Right, got it, and then, just one more. Accounts receivable looked like they were up pretty significantly sequentially up about $100 million, anything to read into there, anything going on?

A – Robert Weber, Jr.

Yeah. Well, in our Asian natural gas business, if you recall, we have more extensive terms -- extended terms if you will and that was very strong in this first half. So we saw some receivables increase related to that.

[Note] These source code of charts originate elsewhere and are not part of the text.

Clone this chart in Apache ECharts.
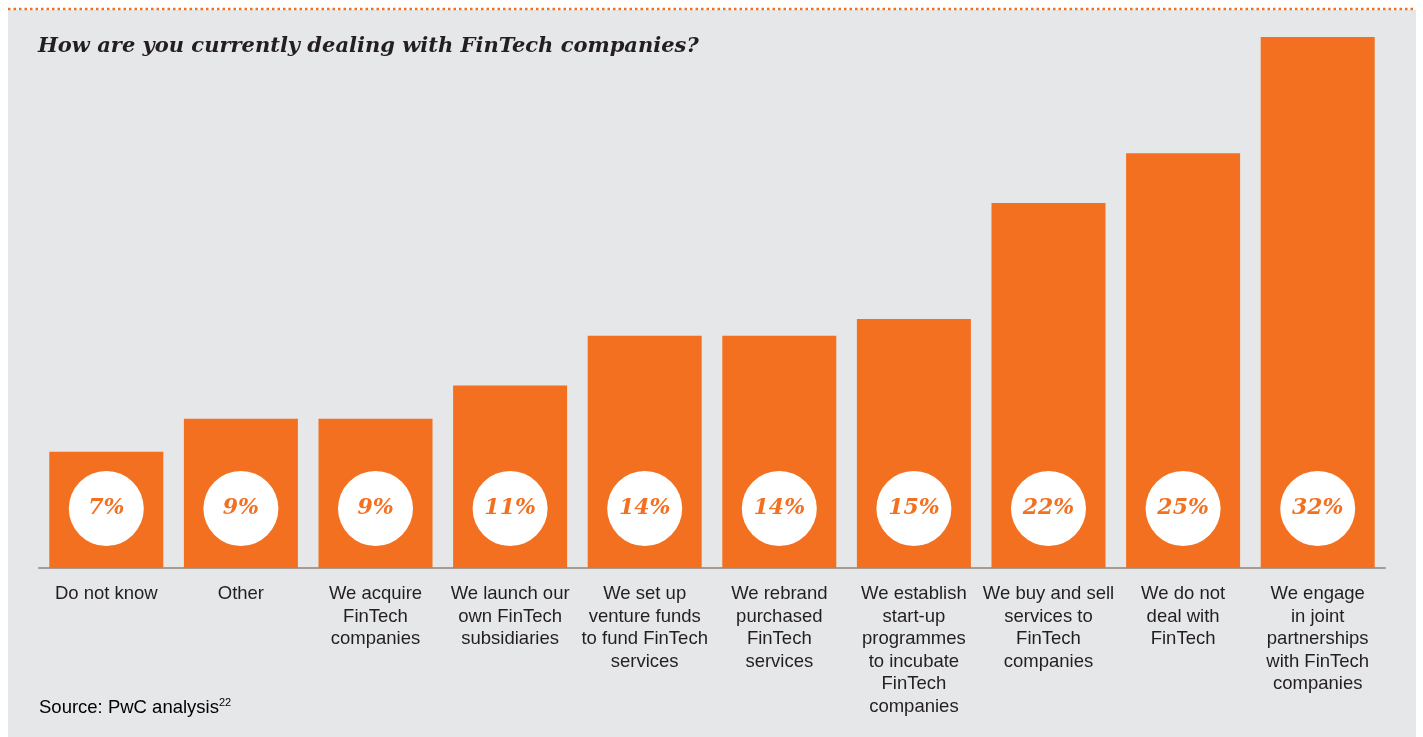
<!DOCTYPE html>
<html>
<head>
<meta charset="utf-8">
<style>
html,body{margin:0;padding:0;background:#ffffff;}
#chart{width:1423px;height:737px;}
</style>
<script src="https://cdn.jsdelivr.net/npm/echarts@6/dist/echarts.min.js"></script>
</head>
<body>
<div id="chart"></div>
<script>
var categories = [
  "Do not know",
  "Other",
  "We acquire\nFinTech\ncompanies",
  "We launch our\nown FinTech\nsubsidiaries",
  "We set up\nventure funds\nto fund FinTech\nservices",
  "We rebrand\npurchased\nFinTech\nservices",
  "We establish\nstart-up\nprogrammes\nto incubate\nFinTech\ncompanies",
  "We buy and sell\nservices to\nFinTech\ncompanies",
  "We do not\ndeal with\nFinTech",
  "We engage\nin joint\npartnerships\nwith FinTech\ncompanies"
];
var values = [7, 9, 9, 11, 14, 14, 15, 22, 25, 32];
var titleText = "How are you currently dealing with FinTech companies?";
var sourceText = "Source: PwC analysis";
var sourceNote = "22";

var ORANGE = "#f37021";
var chart = echarts.init(document.getElementById("chart"));
chart.setOption({
  backgroundColor: "#ffffff",
  animation: false,
  graphic: [
    { type: "rect", z: -10, shape: { x: 8, y: 10, width: 1408, height: 727 }, style: { fill: "#e6e7e8" } },
    { type: "line", z: -5, shape: { x1: 8, y1: 9, x2: 1416, y2: 9 }, style: { stroke: ORANGE, lineWidth: 2.5, lineDash: [2.5, 3] } },
    { type: "text", left: 38, top: 36, style: { text: titleText, font: "italic bold 21px 'DejaVu Serif'", fill: "#231f20" } },
    { type: "text", left: 39, top: 697, style: {
        text: "{a|" + sourceText + "}{s|" + sourceNote + "}",
        rich: {
          a: { fontFamily: "Liberation Sans", fontSize: 18.5, color: "#231f20", verticalAlign: "bottom" },
          s: { fontFamily: "Liberation Sans", fontSize: 11, color: "#231f20", verticalAlign: "top", padding: [0, 0, 9, 0] }
        } } }
  ],
  grid: { left: 39, right: 38, top: 37, bottom: 169 },
  xAxis: {
    type: "category",
    data: categories,
    axisLine: { lineStyle: { color: "#a59d95", width: 2 } },
    axisTick: { show: false },
    axisLabel: { interval: 0, color: "#231f20", fontFamily: "Liberation Sans", fontSize: 18.5, lineHeight: 22.5, margin: 15 }
  },
  yAxis: { type: "value", min: 0, max: 32, show: false, splitLine: { show: false } },
  series: [{
    type: "bar",
    data: values,
    barWidth: 114,
    itemStyle: { color: ORANGE },
    label: {
      show: true,
      position: "insideBottom",
      distance: 22,
      formatter: "{c}%",
      backgroundColor: "#ffffff",
      width: 75,
      height: 75,
      lineHeight: 75,
      borderRadius: 37.5,
      align: "center",
      color: ORANGE,
      fontFamily: "DejaVu Serif",
      fontStyle: "italic",
      fontWeight: "bold",
      fontSize: 22
    }
  }]
});
</script>
</body>
</html>
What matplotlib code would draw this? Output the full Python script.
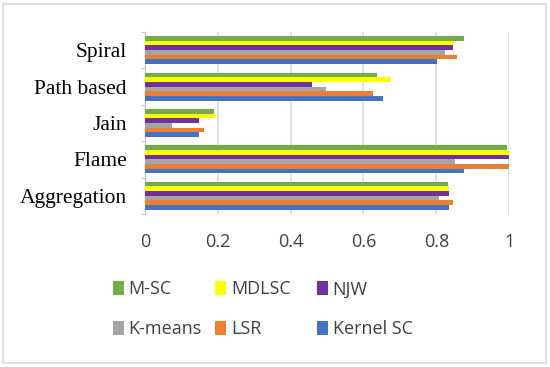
import numpy as np
import matplotlib
matplotlib.use('Agg')
import matplotlib.pyplot as plt
from matplotlib.patches import Rectangle

categories = ["Aggregation", "Flame", "Jain", "Path based", "Spiral"]
series = ["Kernel SC", "LSR", "K-means", "NJW", "MDLSC", "M-SC"]
colors = ["#4472c4", "#ed7d31", "#a5a5a5", "#7030a0", "#ffff00", "#70ad47"]

kernel_sc = [0.834, 0.876, 0.148, 0.654, 0.802]
lsr = [0.847, 1.0, 0.163, 0.625, 0.857]
kmeans = [0.807, 0.851, 0.073, 0.498, 0.823]
njw = [0.836, 1.0, 0.149, 0.458, 0.846]
mdlsc = [0.836, 1.0, 0.196, 0.675, 0.848]
msc = [0.832, 0.993, 0.189, 0.637, 0.877]
values = [kernel_sc, lsr, kmeans, njw, mdlsc, msc]

fig = plt.figure(figsize=(5.5, 3.67), dpi=100, facecolor='white')
ax = fig.add_axes([0.2636, 0.417, 0.662, 0.496])

y = np.arange(len(categories))
h = 0.77 / len(series)
bars = {}
for i, (name, vals, c) in enumerate(zip(series, values, colors)):
    bars[name] = ax.barh(y - 0.385 + h * (i + 0.5), vals, height=h, color=c, label=name, zorder=3)

ax.set_xlim(0, 1)
ax.set_ylim(-0.5, len(categories) - 0.5)
ax.set_xticks([0, 0.2, 0.4, 0.6, 0.8, 1.0])
ax.set_xticklabels(["0", "0.2", "0.4", "0.6", "0.8", "1"], fontfamily="Open Sans", fontsize=13, color="#404040")
ax.set_yticks(y)
ax.set_yticklabels(categories, fontfamily="Liberation Serif", fontsize=15.5, color="#000000")
ax.set_yticks(np.arange(-0.5, len(categories)), minor=True)
ax.tick_params(axis='y', which='major', length=0, pad=13)
ax.tick_params(axis='y', which='minor', length=3, color="#bfbfbf", direction='out')
ax.tick_params(axis='x', length=0, pad=14)
ax.grid(axis='x', color="#d9d9d9", linewidth=1.2, zorder=0)
for s in ["top", "right", "bottom"]:
    ax.spines[s].set_visible(False)
ax.spines["left"].set_color("#bfbfbf")

# legend: three columns, each a separate legend so columns are evenly spaced
legend_cols = [["M-SC", "K-means"], ["MDLSC", "LSR"], ["NJW", "Kernel SC"]]
col_x = [0.205, 0.391, 0.576]
for names, x0 in zip(legend_cols, col_x):
    leg = fig.legend([bars[n] for n in names], names, loc="upper left",
                     bbox_to_anchor=(x0, 0.236), frameon=False,
                     prop={"family": "Open Sans", "size": 13},
                     handlelength=0.62, handleheight=0.8, handletextpad=0.25,
                     labelspacing=1.22, borderpad=0, borderaxespad=0)
    for t in leg.get_texts():
        t.set_color("#404040")

fig.patches.append(Rectangle((0.006, 0.01), 0.986, 0.98, transform=fig.transFigure,
                             fill=False, edgecolor="#d9d9d9", linewidth=1.2))

fig.savefig("out.png", dpi=100)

We anticipate that that may moderate a little bit in the second half. And that's where some of that incremental second half cash flow comes from as that comes off.

Q – Michael Ciarmoli

Got it, perfect, that’s a lot guys. I appreciate it.

A – Robert Weber, Jr.

Yeah. You're welcome.

Operator

And we do have a question from Pete Skibitski from Alembic. Your line is open.

Q – Pete Skibitski

Yeah. Just a couple of follow-ups guys, on Duarte, is the Duarte relocation completed? I'm just trying to understand if we should expect any more EPS adjustments related to Duarte or not?

A – Tom Gendron

Duarte will be for the most part completed by the end of May.

Q – Pete Skibitski

End of May okay, got it, so maybe one more quarter. Okay.

A – Tom Gendron

Right, we still have some in this quarter, the upcoming quarter.

Q – Pete Skibitski

Got you and then, Tom, I think in the past you talked about tougher comps in the precision weapons area. Is that something that maybe you've been surprised about the demand just continues to be kind of toward?

A – Tom Gendron

Yeah. In our smart weapons area, the demand has been strong. The outlook right now if I -- it can vary. As you guys know with the Defense procurement. But I'm looking out probably another two years of strong demand maybe more. But right now, it's been very healthy and continuing.

Q – Pete Skibitski

Okay. And I appreciate color. Thanks guys.

A – Tom Gendron

Okay.

A – Robert Weber, Jr.

Thank you.

Operator

Mr. Gendron, there are no further questions at this time. I will now turn the conference back to you.

Tom Gendron

Okay. Well, thanks everybody for joining us today. And I appreciate the questions. And we'll look forward to seeing many of you during the next quarter and before our next call. So thanks again for joining. Bye.